#### [Recorded information]

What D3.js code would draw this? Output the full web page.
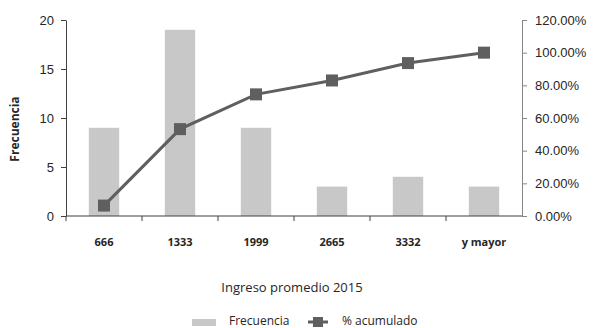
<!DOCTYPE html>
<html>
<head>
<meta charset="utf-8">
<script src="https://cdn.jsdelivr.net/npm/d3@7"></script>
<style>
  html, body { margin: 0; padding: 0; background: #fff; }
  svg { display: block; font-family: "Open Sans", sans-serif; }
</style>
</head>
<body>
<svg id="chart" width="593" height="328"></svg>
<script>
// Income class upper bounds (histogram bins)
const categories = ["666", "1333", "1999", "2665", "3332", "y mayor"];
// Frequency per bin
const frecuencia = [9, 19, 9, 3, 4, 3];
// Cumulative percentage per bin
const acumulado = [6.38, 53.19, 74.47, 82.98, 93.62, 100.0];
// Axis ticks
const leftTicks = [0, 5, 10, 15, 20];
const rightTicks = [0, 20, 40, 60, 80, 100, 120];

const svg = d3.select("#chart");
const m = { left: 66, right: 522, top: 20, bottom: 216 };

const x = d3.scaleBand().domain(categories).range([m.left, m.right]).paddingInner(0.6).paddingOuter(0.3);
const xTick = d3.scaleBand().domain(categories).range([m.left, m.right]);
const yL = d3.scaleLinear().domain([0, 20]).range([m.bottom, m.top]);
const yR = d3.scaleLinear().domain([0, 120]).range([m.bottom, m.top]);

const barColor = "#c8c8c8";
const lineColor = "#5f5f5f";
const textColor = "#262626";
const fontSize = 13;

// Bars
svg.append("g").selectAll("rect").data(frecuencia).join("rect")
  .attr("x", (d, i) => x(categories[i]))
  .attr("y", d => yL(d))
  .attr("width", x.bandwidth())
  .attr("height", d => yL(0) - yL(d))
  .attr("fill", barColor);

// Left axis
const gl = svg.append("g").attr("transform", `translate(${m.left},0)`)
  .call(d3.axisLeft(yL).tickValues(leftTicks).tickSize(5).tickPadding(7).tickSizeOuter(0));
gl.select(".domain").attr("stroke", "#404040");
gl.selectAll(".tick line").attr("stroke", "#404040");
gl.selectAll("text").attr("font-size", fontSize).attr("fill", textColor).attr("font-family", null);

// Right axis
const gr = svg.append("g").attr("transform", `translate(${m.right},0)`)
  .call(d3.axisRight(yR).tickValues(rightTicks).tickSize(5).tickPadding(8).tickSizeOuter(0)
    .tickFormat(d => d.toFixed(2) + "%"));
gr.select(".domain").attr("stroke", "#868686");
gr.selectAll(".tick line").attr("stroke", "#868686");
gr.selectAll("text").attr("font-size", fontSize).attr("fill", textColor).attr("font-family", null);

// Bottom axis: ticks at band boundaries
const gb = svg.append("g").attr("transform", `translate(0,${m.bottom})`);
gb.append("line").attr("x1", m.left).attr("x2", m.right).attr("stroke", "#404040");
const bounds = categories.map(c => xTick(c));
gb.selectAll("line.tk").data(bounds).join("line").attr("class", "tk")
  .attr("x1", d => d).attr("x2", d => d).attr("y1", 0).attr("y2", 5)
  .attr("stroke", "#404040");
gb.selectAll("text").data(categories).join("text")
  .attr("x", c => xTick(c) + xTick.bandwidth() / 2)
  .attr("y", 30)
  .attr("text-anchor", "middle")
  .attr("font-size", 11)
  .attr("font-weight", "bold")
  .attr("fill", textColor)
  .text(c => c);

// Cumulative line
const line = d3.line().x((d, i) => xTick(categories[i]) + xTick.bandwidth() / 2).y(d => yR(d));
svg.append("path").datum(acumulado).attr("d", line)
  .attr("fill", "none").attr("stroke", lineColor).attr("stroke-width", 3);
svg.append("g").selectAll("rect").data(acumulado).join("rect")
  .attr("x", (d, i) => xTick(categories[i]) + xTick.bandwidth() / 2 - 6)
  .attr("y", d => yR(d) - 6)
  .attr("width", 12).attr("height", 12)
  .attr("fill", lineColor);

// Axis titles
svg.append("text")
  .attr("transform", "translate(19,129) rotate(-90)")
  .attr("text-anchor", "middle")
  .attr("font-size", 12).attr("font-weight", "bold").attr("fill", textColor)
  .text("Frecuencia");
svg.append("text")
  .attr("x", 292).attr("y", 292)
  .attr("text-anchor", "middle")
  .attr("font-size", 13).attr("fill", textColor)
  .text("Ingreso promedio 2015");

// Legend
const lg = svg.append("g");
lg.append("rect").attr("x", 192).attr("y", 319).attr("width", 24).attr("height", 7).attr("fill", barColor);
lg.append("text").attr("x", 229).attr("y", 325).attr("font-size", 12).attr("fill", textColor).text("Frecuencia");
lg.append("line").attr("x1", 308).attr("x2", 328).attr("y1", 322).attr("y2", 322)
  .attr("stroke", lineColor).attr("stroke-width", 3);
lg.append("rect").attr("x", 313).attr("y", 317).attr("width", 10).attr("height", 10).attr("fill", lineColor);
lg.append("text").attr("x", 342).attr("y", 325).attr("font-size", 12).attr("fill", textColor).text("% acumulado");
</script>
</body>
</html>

#### [What is being asked]
Images should not appear in the copy; retype the listing above exactly.

#### [Written response]
What D3.js code would draw this? Output the full web page.
<!DOCTYPE html>
<html>
<head>
<meta charset="utf-8">
<script src="https://cdn.jsdelivr.net/npm/d3@7"></script>
<style>
  html, body { margin: 0; padding: 0; background: #fff; }
  svg { display: block; font-family: "Open Sans", sans-serif; }
</style>
</head>
<body>
<svg id="chart" width="593" height="328"></svg>
<script>
// Income class upper bounds (histogram bins)
const categories = ["666", "1333", "1999", "2665", "3332", "y mayor"];
// Frequency per bin
const frecuencia = [9, 19, 9, 3, 4, 3];
// Cumulative percentage per bin
const acumulado = [6.38, 53.19, 74.47, 82.98, 93.62, 100.0];
// Axis ticks
const leftTicks = [0, 5, 10, 15, 20];
const rightTicks = [0, 20, 40, 60, 80, 100, 120];

const svg = d3.select("#chart");
const m = { left: 66, right: 522, top: 20, bottom: 216 };

const x = d3.scaleBand().domain(categories).range([m.left, m.right]).paddingInner(0.6).paddingOuter(0.3);
const xTick = d3.scaleBand().domain(categories).range([m.left, m.right]);
const yL = d3.scaleLinear().domain([0, 20]).range([m.bottom, m.top]);
const yR = d3.scaleLinear().domain([0, 120]).range([m.bottom, m.top]);

const barColor = "#c8c8c8";
const lineColor = "#5f5f5f";
const textColor = "#262626";
const fontSize = 13;

// Bars
svg.append("g").selectAll("rect").data(frecuencia).join("rect")
  .attr("x", (d, i) => x(categories[i]))
  .attr("y", d => yL(d))
  .attr("width", x.bandwidth())
  .attr("height", d => yL(0) - yL(d))
  .attr("fill", barColor);

// Left axis
const gl = svg.append("g").attr("transform", `translate(${m.left},0)`)
  .call(d3.axisLeft(yL).tickValues(leftTicks).tickSize(5).tickPadding(7).tickSizeOuter(0));
gl.select(".domain").attr("stroke", "#404040");
gl.selectAll(".tick line").attr("stroke", "#404040");
gl.selectAll("text").attr("font-size", fontSize).attr("fill", textColor).attr("font-family", null);

// Right axis
const gr = svg.append("g").attr("transform", `translate(${m.right},0)`)
  .call(d3.axisRight(yR).tickValues(rightTicks).tickSize(5).tickPadding(8).tickSizeOuter(0)
    .tickFormat(d => d.toFixed(2) + "%"));
gr.select(".domain").attr("stroke", "#868686");
gr.selectAll(".tick line").attr("stroke", "#868686");
gr.selectAll("text").attr("font-size", fontSize).attr("fill", textColor).attr("font-family", null);

// Bottom axis: ticks at band boundaries
const gb = svg.append("g").attr("transform", `translate(0,${m.bottom})`);
gb.append("line").attr("x1", m.left).attr("x2", m.right).attr("stroke", "#404040");
const bounds = categories.map(c => xTick(c));
gb.selectAll("line.tk").data(bounds).join("line").attr("class", "tk")
  .attr("x1", d => d).attr("x2", d => d).attr("y1", 0).attr("y2", 5)
  .attr("stroke", "#404040");
gb.selectAll("text").data(categories).join("text")
  .attr("x", c => xTick(c) + xTick.bandwidth() / 2)
  .attr("y", 30)
  .attr("text-anchor", "middle")
  .attr("font-size", 11)
  .attr("font-weight", "bold")
  .attr("fill", textColor)
  .text(c => c);

// Cumulative line
const line = d3.line().x((d, i) => xTick(categories[i]) + xTick.bandwidth() / 2).y(d => yR(d));
svg.append("path").datum(acumulado).attr("d", line)
  .attr("fill", "none").attr("stroke", lineColor).attr("stroke-width", 3);
svg.append("g").selectAll("rect").data(acumulado).join("rect")
  .attr("x", (d, i) => xTick(categories[i]) + xTick.bandwidth() / 2 - 6)
  .attr("y", d => yR(d) - 6)
  .attr("width", 12).attr("height", 12)
  .attr("fill", lineColor);

// Axis titles
svg.append("text")
  .attr("transform", "translate(19,129) rotate(-90)")
  .attr("text-anchor", "middle")
  .attr("font-size", 12).attr("font-weight", "bold").attr("fill", textColor)
  .text("Frecuencia");
svg.append("text")
  .attr("x", 292).attr("y", 292)
  .attr("text-anchor", "middle")
  .attr("font-size", 13).attr("fill", textColor)
  .text("Ingreso promedio 2015");

// Legend
const lg = svg.append("g");
lg.append("rect").attr("x", 192).attr("y", 319).attr("width", 24).attr("height", 7).attr("fill", barColor);
lg.append("text").attr("x", 229).attr("y", 325).attr("font-size", 12).attr("fill", textColor).text("Frecuencia");
lg.append("line").attr("x1", 308).attr("x2", 328).attr("y1", 322).attr("y2", 322)
  .attr("stroke", lineColor).attr("stroke-width", 3);
lg.append("rect").attr("x", 313).attr("y", 317).attr("width", 10).attr("height", 10).attr("fill", lineColor);
lg.append("text").attr("x", 342).attr("y", 325).attr("font-size", 12).attr("fill", textColor).text("% acumulado");
</script>
</body>
</html>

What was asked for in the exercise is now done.